- _WHAT THE TASK ASKS_
Give a verbatim copy of the lines below, minus the pictures.

-- GIVEN MATERIAL start --

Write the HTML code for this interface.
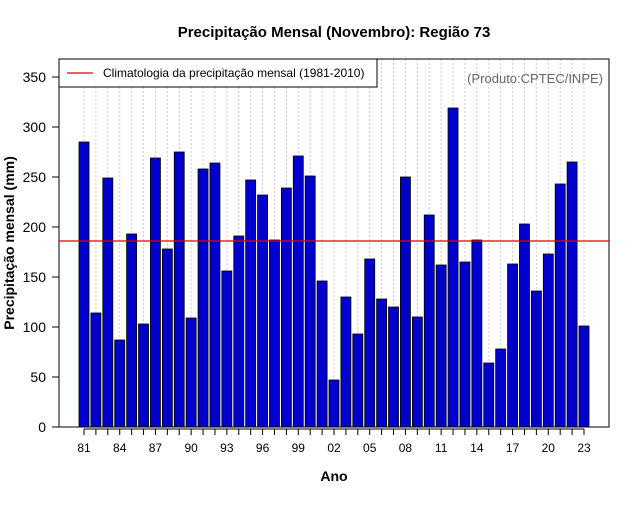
<!DOCTYPE html>
<html><head><meta charset="utf-8"><style>
body{margin:0;background:#fff}
svg text{font-family:"Liberation Sans",sans-serif}
</style></head><body>
<svg id="c" width="640" height="500" xmlns="http://www.w3.org/2000/svg">
<rect width="640" height="500" fill="#fff"/>
<text x="334" y="37" text-anchor="middle" font-size="15" font-weight="bold">Precipitação Mensal (Novembro): Região 73</text>
<text x="334" y="481" text-anchor="middle" font-size="14" font-weight="bold">Ano</text>
<text transform="translate(14,243) rotate(-90)" text-anchor="middle" font-size="14" font-weight="bold">Precipitação mensal (mm)</text>
<g id="grid"></g><g id="bars"></g><g id="axes"></g>
<rect x="59" y="59" width="550" height="368" fill="none" stroke="#000" stroke-width="1"/>
<line id="clim" x1="59" x2="609" stroke="#e00000" stroke-width="1.3"/>
<g>
<rect x="59" y="59" width="318" height="28" fill="#fff" stroke="#000"/>
<line x1="67" x2="93" y1="73" y2="73" stroke="#e00000" stroke-width="1.3"/>
<text x="103" y="77" font-size="12">Climatologia da precipitação mensal (1981-2010)</text>
</g>
<text x="603" y="83" text-anchor="end" font-size="13" fill="#666">(Produto:CPTEC/INPE)</text>
</svg>
<script>
const years=[81,82,83,84,85,86,87,88,89,90,91,92,93,94,95,96,97,98,99,0,1,2,3,4,5,6,7,8,9,10,11,12,13,14,15,16,17,18,19,20,21,22,23];
const values=[285,114,249,87,193,103,269,178,275,109,258,264,156,191,247,232,187,239,271,251,146,47,130,93,168,128,120,250,110,212,162,319,165,187,64,78,163,203,136,173,243,265,101];
const climatology=186;
const yTicks=[0,50,100,150,200,250,300,350];
const NS="http://www.w3.org/2000/svg";
const y=v=>427-v*1.0;
const x=i=>84+i*(500/42);
function mk(t,a,p){const e=document.createElementNS(NS,t);for(const k in a)e.setAttribute(k,a[k]);p.appendChild(e);return e;}
const g=document.getElementById('grid'),b=document.getElementById('bars'),ax=document.getElementById('axes');
values.forEach((v,i)=>{
 const gl=mk('line',{x1:x(i),x2:x(i),y1:59,y2:427,stroke:'#ccc','stroke-dasharray':'2,2'},g);
 
 
 const r=mk('rect',{x:x(i)-5,y:y(v),width:10,height:427-y(v),fill:'#0000cd',stroke:'#000','stroke-width':0.8},b);
 
 
 const t=mk('line',{x1:x(i),x2:x(i),y1:429,y2:435,stroke:'#000'},ax);
 
 
 if(i%3===0){const l=mk('text',{x:x(i),y:452,'text-anchor':'middle','font-size':12},ax);l.textContent=String(years[i]).padStart(2,'0');
 
 }
});
mk('line',{x1:x(0),x2:x(42),y1:429,y2:429,stroke:'#000'},ax);
yTicks.forEach(v=>{
 const t=mk('line',{x1:52,x2:59,y1:y(v),y2:y(v),stroke:'#000'},ax);
 
 
 const l=mk('text',{x:46,y:y(v)+5,'text-anchor':'end','font-size':14},ax);l.textContent=v;
 
 
});
const c=document.getElementById('clim');c.setAttribute('y1',y(climatology));c.setAttribute('y2',y(climatology));
</script>
</body></html>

-- GIVEN MATERIAL end --

- _CORRECT ANSWER_
Write the HTML code for this interface.
<!DOCTYPE html>
<html><head><meta charset="utf-8"><style>
body{margin:0;background:#fff}
svg text{font-family:"Liberation Sans",sans-serif}
</style></head><body>
<svg id="c" width="640" height="500" xmlns="http://www.w3.org/2000/svg">
<rect width="640" height="500" fill="#fff"/>
<text x="334" y="37" text-anchor="middle" font-size="15" font-weight="bold">Precipitação Mensal (Novembro): Região 73</text>
<text x="334" y="481" text-anchor="middle" font-size="14" font-weight="bold">Ano</text>
<text transform="translate(14,243) rotate(-90)" text-anchor="middle" font-size="14" font-weight="bold">Precipitação mensal (mm)</text>
<g id="grid"></g><g id="bars"></g><g id="axes"></g>
<rect x="59" y="59" width="550" height="368" fill="none" stroke="#000" stroke-width="1"/>
<line id="clim" x1="59" x2="609" stroke="#e00000" stroke-width="1.3"/>
<g>
<rect x="59" y="59" width="318" height="28" fill="#fff" stroke="#000"/>
<line x1="67" x2="93" y1="73" y2="73" stroke="#e00000" stroke-width="1.3"/>
<text x="103" y="77" font-size="12">Climatologia da precipitação mensal (1981-2010)</text>
</g>
<text x="603" y="83" text-anchor="end" font-size="13" fill="#666">(Produto:CPTEC/INPE)</text>
</svg>
<script>
const years=[81,82,83,84,85,86,87,88,89,90,91,92,93,94,95,96,97,98,99,0,1,2,3,4,5,6,7,8,9,10,11,12,13,14,15,16,17,18,19,20,21,22,23];
const values=[285,114,249,87,193,103,269,178,275,109,258,264,156,191,247,232,187,239,271,251,146,47,130,93,168,128,120,250,110,212,162,319,165,187,64,78,163,203,136,173,243,265,101];
const climatology=186;
const yTicks=[0,50,100,150,200,250,300,350];
const NS="http://www.w3.org/2000/svg";
const y=v=>427-v*1.0;
const x=i=>84+i*(500/42);
function mk(t,a,p){const e=document.createElementNS(NS,t);for(const k in a)e.setAttribute(k,a[k]);p.appendChild(e);return e;}
const g=document.getElementById('grid'),b=document.getElementById('bars'),ax=document.getElementById('axes');
values.forEach((v,i)=>{
 const gl=mk('line',{x1:x(i),x2:x(i),y1:59,y2:427,stroke:'#ccc','stroke-dasharray':'2,2'},g);
 
 
 const r=mk('rect',{x:x(i)-5,y:y(v),width:10,height:427-y(v),fill:'#0000cd',stroke:'#000','stroke-width':0.8},b);
 
 
 const t=mk('line',{x1:x(i),x2:x(i),y1:429,y2:435,stroke:'#000'},ax);
 
 
 if(i%3===0){const l=mk('text',{x:x(i),y:452,'text-anchor':'middle','font-size':12},ax);l.textContent=String(years[i]).padStart(2,'0');
 
 }
});
mk('line',{x1:x(0),x2:x(42),y1:429,y2:429,stroke:'#000'},ax);
yTicks.forEach(v=>{
 const t=mk('line',{x1:52,x2:59,y1:y(v),y2:y(v),stroke:'#000'},ax);
 
 
 const l=mk('text',{x:46,y:y(v)+5,'text-anchor':'end','font-size':14},ax);l.textContent=v;
 
 
});
const c=document.getElementById('clim');c.setAttribute('y1',y(climatology));c.setAttribute('y2',y(climatology));
</script>
</body></html>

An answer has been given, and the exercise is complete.